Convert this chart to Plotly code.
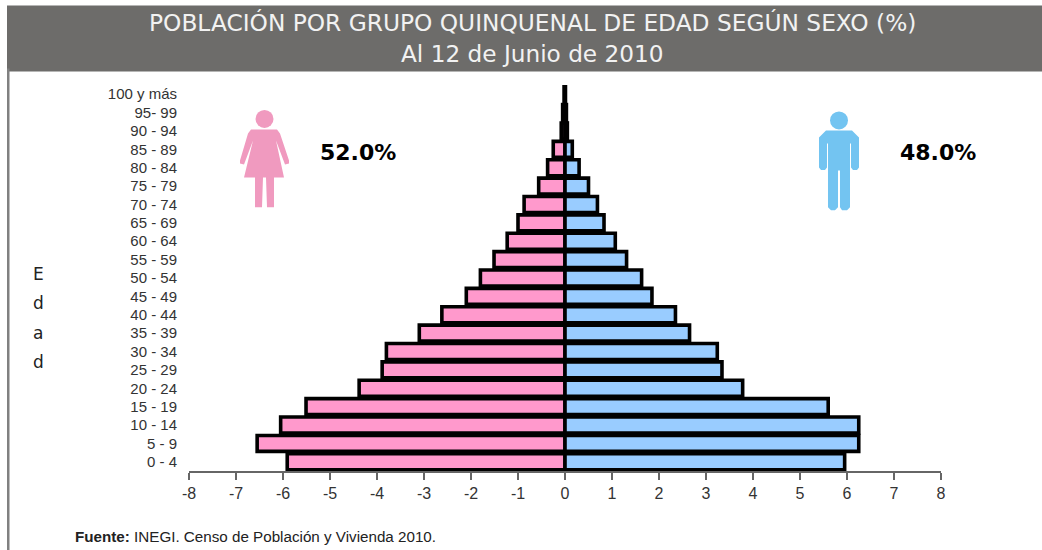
import plotly.graph_objects as go

ages = ["0 - 4","5 - 9","10 - 14","15 - 19","20 - 24","25 - 29","30 - 34","35 - 39","40 - 44","45 - 49",
        "50 - 54","55 - 59","60 - 64","65 - 69","70 - 74","75 - 79","80 - 84","85 - 89","90 - 94","95- 99","100 y más"]
mujeres = [-5.91,-6.55,-6.05,-5.51,-4.38,-3.89,-3.8,-3.1,-2.62,-2.1,-1.8,-1.51,-1.23,-1.0,-0.87,-0.56,-0.37,-0.25,-0.08,-0.05,-0.02]
hombres = [5.95,6.25,6.25,5.6,3.78,3.34,3.24,2.65,2.35,1.85,1.63,1.31,1.07,0.83,0.69,0.5,0.3,0.155,0.05,0.03,0.01]
x_ticks = list(range(-8, 9))
W, H = 1042, 550
L, R, T, B = 189, 941, 84.5, 471

def pts(path):
    """icon path in page pixels -> paper coordinates"""
    out = []
    toks = path.split()
    i = 0
    while i < len(toks):
        t = toks[i]
        if t in "MLZ":
            out.append(t); i += 1
        else:
            x = (float(t) - L) / (R - L)
            y = (B - float(toks[i + 1])) / (B - T)
            out.append(f"{x:.5f},{y:.5f}"); i += 2
    return " ".join(out)

def circle(cx, cy, r, color):
    return dict(type="circle", xref="paper", yref="paper", layer="above",
                x0=(cx - r - L) / (R - L), x1=(cx + r - L) / (R - L),
                y0=(B - cy - r) / (B - T), y1=(B - cy + r) / (B - T),
                fillcolor=color, line_width=0)

def poly(path, color):
    return dict(type="path", xref="paper", yref="paper", layer="above",
                path=pts(path), fillcolor=color, line_width=0)

def rect_px(x0, y0, x1, y1, color):
    return dict(type="rect", xref="paper", yref="paper", layer="below",
                x0=(x0 - L) / (R - L), x1=(x1 - L) / (R - L),
                y0=(B - y0) / (B - T), y1=(B - y1) / (B - T),
                fillcolor=color, line_width=0)

pink = "#f09abf"
blue = "#73c4f1"
woman = "M 251 129 L 277 129 L 280 133 L 289 160 L 289 163 L 285 164 L 276 140 L 284 177 L 274 177 L 274 207 L 267 207 L 266 177 L 263 177 L 262 207 L 255 207 L 255 177 L 244 177 L 253 140 L 244 164 L 240 163 L 240 160 L 248 133 Z"
man = "M 826 130 L 852 130 L 859 137 L 859 167 L 857 169.5 L 853 169.5 L 851 167 L 851 143 L 850 143 L 850 207 L 847 210 L 842 210 L 840 207 L 840 170 L 838 170 L 838 207 L 835 210 L 831 210 L 828 207 L 828 143 L 827 143 L 827 167 L 825 169.5 L 821 169.5 L 819 167 L 819 137 Z"

fig = go.Figure()
fig.add_bar(name="Mujeres", y=ages, x=mujeres, orientation="h", marker=dict(color="#ff99cc", line=dict(color="#000", width=3.6)))
fig.add_bar(name="Hombres", y=ages, x=hombres, orientation="h", marker=dict(color="#99ccff", line=dict(color="#000", width=3.6)))

ann = []
def text(x, y, s, size, color, family, xanchor="center", bold=False):
    ann.append(dict(xref="paper", yref="paper", x=(x - L) / (R - L), y=(B - y) / (B - T), text=f"<b>{s}</b>" if bold else s,
                    showarrow=False, xanchor=xanchor, yanchor="middle", font=dict(size=size, color=color, family=family)))

text(532, 22, "POBLACIÓN POR GRUPO QUINQUENAL DE EDAD SEGÚN SEXO (%)", 23.3, "#f2f2f2", "DejaVu Sans")
text(532, 53, "Al 12 de Junio de 2010", 23.2, "#f2f2f2", "DejaVu Sans")
text(358, 152, "52.0%", 22, "#000", "DejaVu Sans", bold=True)
text(938, 152, "48.0%", 22, "#000", "DejaVu Sans", bold=True)
for ch, y in zip("Edad", (274, 303, 333, 362)):
    text(38, y, ch, 17, "#222", "DejaVu Sans")
text(73, 537, "<b>Fuente:</b> INEGI. Censo de Población y Vivienda 2010.", 15.2, "#222", "Liberation Sans", xanchor="left")

fig.update_layout(
    width=W, height=H, margin=dict(l=L, r=W - R, t=T, b=H - B, pad=0),
    barmode="overlay", bargap=0.13, showlegend=False,
    paper_bgcolor="#fff", plot_bgcolor="#fff",
    annotations=ann,
    shapes=[rect_px(7, 5, 1042, 71, "#6d6c6a"), rect_px(7, 68, 9.5, 550, "#808080"),
            circle(264.5, 118.5, 9, pink), poly(woman, pink),
            circle(839, 120, 9, blue), poly(man, blue)],
    xaxis=dict(range=[-8, 8], tickmode="array", tickvals=x_ticks, ticktext=[str(v) for v in x_ticks],
               showgrid=False, zeroline=False, showline=True, linecolor="#666", linewidth=1.5,
               ticks="outside", ticklen=7, tickcolor="#666", tickwidth=1.5,
               tickfont=dict(family="Liberation Sans", size=16, color="#333")),
    yaxis=dict(showgrid=False, zeroline=False, showline=False, ticks="", ticklabelstandoff=11,
               tickfont=dict(family="Liberation Sans", size=15, color="#333"), dtick=1),
)
fig.write_html("out.html", config=dict(displayModeBar=False),
               post_script="document.body.style.margin='0';document.body.style.overflow='hidden';")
....................
* Task to carry out
Leave out the pictures and repeat exactly the lines from the start of the material through the line that contains "import plotly.graph_objects as go", both included.

* Result for this task
Convert this chart to Plotly code.
import plotly.graph_objects as go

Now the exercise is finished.